由于年代久远资料奇缺,而现存的如《尚书》,《竹书纪年》等书的真伪性都有较大的争议,作为比较可信的史记成书与西汉武帝年间,距离武王克商已经过去了一千多年,书中关于这场战胜的记载也多有纰漏{如说商军参战人数有七十万之众,按商周时期乃是我国奴隶社会,原始的奴隶制经济决定了商王断无可能派遣如此庞大军队。况且根据河南安阳妇好墓的出土文物发现,武丁时作为全国军队统帅之一的妇好也只是带领几千军马而已。武丁距纣王只有两百余年}给本文的资料选择增大了难度。然历朝历代的学者还是对战争本身做出了许多考证。如王国维在《生霸死霸考》中对武王进兵的时间的考证,以及陈昌远对武王进军路线的考证。我想在这里探讨的乃是有关武王在《牧誓》中对商纣王的指控以及在牧野之战中商军奴隶的倒戈问题。
“今商王受,维妇言是用.”纵观《尚书》中,说商纣王好色的记载可谓是比比皆是。周武王在牧野之战的两年之前即在孟津与各方国首领观兵的时候就曾说过商纣王‘沉湎冒色’《泰誓上》,‘淫汹肆虐’《泰誓中》,‘作奇技淫巧以悦夫人”《泰誓下》。就连商王朝的臣子也承认了这一点。《西伯伐黎》中写道:天子,天既迄我殷命。格人元龟,罔敢知吉、非先王不相我后人,唯网淫戏用。然并未指出纣王所爱妇人姓名。至《国语》才有谓::有苏氏女,妲字己姓也”的说法。太史公在《商本纪》也采取了这种说法。云:好酒乐淫,娈归妇人。爱妲己,妲己之言是从。但是,这种说纣王谓妇人是听的说法是有着很大的局限性的。在牧野之战之前的记载中,都是只记录了纣王好女色而并未提及其维妇言是用,更为重要的是,在记载武王克殷的《武成》篇中,武王在行军途中向神明祈求保佑的青词中也没有只言片语说道纣王维妇言是用.。况且要看到的是,职责商王好色的记载大多是与纣王嗜酒的记载联系在一起的。众所周知的是,这两样行为在传统道德方面也经常被联系在一起。被认为是君主的恶习。有一则往往二者兼有。然纣王好酒乃是经过出土文物证实。据《大盂鼎铭》云:我闻殷坠命,唯殷边侯甸粤殷正百辟,率肆于酒,故丧师杞。相比之下,说纣王好色更像是说他嗜酒的附加物。即便是有,也绝无维妇言是用的程度。须知《牧誓》乃是两军临战前所做的讲演,其第一要义是激励军队,鼓舞士气。这样的记载可信度也就大打折扣了。

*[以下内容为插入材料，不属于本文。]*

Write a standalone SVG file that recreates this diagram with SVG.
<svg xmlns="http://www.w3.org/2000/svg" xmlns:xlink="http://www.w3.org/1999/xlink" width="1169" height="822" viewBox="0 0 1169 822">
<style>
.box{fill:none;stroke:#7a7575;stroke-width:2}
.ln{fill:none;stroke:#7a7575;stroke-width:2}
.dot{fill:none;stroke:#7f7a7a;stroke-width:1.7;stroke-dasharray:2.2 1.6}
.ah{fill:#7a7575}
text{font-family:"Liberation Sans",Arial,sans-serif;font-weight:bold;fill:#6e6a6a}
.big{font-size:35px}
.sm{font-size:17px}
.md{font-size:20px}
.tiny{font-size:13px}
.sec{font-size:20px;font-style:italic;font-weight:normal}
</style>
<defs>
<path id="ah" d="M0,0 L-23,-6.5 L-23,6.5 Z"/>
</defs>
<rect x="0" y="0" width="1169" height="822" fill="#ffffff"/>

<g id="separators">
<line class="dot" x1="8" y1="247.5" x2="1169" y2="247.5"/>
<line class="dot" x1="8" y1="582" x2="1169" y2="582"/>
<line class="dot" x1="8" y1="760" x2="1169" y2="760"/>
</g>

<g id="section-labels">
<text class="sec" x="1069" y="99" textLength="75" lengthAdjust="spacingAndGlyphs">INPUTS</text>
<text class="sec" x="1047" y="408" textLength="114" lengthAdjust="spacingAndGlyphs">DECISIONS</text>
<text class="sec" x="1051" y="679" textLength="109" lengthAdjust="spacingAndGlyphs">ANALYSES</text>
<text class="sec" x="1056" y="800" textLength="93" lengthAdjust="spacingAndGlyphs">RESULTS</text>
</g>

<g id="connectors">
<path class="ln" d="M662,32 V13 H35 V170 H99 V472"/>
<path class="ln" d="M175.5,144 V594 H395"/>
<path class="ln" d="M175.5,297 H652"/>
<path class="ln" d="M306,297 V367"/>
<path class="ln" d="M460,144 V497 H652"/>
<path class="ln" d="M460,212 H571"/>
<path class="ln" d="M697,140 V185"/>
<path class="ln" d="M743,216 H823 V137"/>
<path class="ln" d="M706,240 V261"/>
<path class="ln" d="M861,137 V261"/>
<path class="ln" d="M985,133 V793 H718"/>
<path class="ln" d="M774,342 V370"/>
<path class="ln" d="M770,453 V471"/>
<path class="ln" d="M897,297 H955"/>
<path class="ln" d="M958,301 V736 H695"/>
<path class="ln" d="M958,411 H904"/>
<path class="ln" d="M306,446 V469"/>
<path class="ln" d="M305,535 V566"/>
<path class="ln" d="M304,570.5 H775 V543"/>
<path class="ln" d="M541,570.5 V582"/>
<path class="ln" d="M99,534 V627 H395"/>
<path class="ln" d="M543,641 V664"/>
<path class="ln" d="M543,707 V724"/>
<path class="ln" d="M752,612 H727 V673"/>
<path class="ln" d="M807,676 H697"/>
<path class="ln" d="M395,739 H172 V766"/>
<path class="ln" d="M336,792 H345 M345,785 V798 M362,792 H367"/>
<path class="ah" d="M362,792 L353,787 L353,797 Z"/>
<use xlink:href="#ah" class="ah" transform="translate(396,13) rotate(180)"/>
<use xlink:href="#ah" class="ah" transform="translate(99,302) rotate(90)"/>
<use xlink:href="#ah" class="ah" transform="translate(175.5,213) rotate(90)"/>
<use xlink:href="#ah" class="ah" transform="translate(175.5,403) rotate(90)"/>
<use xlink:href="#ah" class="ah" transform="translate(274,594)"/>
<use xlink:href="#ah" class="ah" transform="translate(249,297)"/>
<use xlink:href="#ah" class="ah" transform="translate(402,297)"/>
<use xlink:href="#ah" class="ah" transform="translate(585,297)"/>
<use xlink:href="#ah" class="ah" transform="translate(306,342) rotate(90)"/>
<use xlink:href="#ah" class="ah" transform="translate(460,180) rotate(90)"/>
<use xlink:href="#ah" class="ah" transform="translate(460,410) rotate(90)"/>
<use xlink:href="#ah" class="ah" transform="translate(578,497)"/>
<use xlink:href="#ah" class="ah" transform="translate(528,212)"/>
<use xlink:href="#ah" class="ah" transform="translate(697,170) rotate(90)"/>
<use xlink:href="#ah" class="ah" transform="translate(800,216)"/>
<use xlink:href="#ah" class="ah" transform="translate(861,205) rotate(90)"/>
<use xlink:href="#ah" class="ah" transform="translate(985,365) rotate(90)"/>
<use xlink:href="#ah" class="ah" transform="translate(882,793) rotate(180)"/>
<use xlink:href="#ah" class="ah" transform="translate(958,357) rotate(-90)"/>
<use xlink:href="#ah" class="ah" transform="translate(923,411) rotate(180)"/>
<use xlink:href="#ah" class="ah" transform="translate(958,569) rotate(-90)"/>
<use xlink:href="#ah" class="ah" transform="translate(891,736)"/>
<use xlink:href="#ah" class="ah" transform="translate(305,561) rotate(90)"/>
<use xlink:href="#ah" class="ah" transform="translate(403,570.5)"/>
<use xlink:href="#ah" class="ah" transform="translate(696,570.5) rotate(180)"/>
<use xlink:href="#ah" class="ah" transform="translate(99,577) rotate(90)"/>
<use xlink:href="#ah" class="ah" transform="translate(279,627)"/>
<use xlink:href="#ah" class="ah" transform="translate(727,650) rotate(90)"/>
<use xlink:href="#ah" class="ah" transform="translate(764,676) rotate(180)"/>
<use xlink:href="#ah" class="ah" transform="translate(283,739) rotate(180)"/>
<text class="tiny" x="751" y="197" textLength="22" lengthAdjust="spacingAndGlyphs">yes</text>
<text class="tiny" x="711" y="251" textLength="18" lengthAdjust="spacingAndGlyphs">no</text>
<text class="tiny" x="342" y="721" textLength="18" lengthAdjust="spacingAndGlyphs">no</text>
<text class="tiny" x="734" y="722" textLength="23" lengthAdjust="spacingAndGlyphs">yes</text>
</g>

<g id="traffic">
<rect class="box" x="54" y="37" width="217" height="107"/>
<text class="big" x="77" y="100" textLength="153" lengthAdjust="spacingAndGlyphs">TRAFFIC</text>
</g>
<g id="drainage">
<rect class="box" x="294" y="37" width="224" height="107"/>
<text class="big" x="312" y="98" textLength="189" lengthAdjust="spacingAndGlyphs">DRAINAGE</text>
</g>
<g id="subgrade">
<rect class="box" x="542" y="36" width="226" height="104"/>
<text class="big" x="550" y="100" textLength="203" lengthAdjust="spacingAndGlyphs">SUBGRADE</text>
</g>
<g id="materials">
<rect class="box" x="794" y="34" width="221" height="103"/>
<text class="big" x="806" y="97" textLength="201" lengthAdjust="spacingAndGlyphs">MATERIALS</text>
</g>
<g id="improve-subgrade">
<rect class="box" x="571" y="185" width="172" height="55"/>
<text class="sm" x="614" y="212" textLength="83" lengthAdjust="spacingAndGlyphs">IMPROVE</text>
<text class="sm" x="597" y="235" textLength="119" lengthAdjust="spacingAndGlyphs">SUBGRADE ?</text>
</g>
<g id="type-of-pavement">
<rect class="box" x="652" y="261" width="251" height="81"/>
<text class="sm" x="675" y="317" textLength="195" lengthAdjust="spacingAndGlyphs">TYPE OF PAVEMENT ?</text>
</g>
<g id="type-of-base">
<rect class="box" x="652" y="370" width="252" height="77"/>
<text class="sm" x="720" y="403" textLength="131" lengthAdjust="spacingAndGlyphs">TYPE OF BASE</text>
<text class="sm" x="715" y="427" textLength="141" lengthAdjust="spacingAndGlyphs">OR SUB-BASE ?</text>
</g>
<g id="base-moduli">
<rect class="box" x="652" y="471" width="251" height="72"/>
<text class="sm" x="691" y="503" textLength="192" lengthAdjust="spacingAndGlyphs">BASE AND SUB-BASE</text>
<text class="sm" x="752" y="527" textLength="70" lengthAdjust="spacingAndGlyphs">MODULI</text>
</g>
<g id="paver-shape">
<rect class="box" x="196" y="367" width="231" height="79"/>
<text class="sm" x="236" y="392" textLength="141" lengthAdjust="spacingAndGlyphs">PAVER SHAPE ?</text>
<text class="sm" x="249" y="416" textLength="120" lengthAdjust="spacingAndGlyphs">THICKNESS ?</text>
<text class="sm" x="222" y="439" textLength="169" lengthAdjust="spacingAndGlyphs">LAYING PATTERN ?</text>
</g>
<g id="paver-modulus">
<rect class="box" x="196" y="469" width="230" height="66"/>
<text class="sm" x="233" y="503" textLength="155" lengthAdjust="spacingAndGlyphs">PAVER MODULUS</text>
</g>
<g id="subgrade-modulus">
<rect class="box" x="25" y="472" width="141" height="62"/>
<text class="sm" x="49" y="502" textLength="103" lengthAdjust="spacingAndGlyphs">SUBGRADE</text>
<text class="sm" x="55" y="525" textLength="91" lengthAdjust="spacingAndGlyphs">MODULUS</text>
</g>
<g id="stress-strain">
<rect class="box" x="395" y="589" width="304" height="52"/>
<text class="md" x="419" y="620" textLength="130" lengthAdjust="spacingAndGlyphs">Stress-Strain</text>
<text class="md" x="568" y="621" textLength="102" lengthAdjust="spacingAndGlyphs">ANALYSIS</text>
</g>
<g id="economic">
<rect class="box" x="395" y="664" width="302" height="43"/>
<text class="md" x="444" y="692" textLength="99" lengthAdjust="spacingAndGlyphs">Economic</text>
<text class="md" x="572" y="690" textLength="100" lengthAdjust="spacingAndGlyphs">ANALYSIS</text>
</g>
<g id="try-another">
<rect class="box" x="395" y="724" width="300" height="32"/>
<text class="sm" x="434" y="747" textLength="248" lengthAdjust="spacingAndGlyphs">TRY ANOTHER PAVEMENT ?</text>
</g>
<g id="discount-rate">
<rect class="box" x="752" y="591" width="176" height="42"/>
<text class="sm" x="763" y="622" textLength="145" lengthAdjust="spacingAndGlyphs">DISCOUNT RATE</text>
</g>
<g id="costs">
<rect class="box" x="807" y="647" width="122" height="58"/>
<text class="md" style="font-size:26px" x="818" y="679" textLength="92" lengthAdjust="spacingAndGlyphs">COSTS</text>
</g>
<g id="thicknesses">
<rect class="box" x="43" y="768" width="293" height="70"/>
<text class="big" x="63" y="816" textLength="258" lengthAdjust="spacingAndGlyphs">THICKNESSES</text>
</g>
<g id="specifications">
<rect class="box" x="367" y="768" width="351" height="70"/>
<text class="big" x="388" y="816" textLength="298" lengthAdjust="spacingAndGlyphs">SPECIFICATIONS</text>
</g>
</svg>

牧野之战中,周军兵力为“周车三百五十乘,陈于牧野。”《克殷解》。另外还有其他各个方国的军队。而商军人数应远大于此。《诗经--大明》曰:‘殷商之旅,其会如林。矢于牧野,维于侯兴。上帝临女,无贰尔心。’《左传宣公十五年》:“夫恃才与众,亡之道也。商纣由之,故灭。”,而战斗过程按《武成》说;“罔有敌于我师,前徒倒戈,攻于后以北,血流漂柱。”似乎可以看到,占据人数优势的商军之所以战败,是和他奴隶的倒戈分不开的。孟子曾经对此说表示怀疑。说尽信《书》则不如无书,吾于《武成》也,取二三策而已。仁人无敌于天下,以至仁伐至不仁,而何其血之流柱乎?《孟子-尽天下》。认为周军兵不血刃即结束战斗,进来也有人凭借此认为商军并没有发生倒戈现象。杨宽先生在《西周史》中考证,认为商军之败是由于统治阶级日益腐化,对人民施行暴政;以及商王朝对各个方国的大肆征伐所引起的。而周军的胜利则是因为姬姓姜姓的贵族联盟团结一致的结果。但是,书中也提到了商军奴隶的倒戈行为并肯定了其的存在。其实,以商军之众抵御周军,在士气低落的情况下发生倒戈现象也是利索当人的事。在1976年临潼西段窖藏坑出土的利盘上的铭文是关于武王伐商的记载,与《尚书》,《史记》的记录也相吻合。故而我们可以说,牧野之战中商军倒戈之事曾经发生过。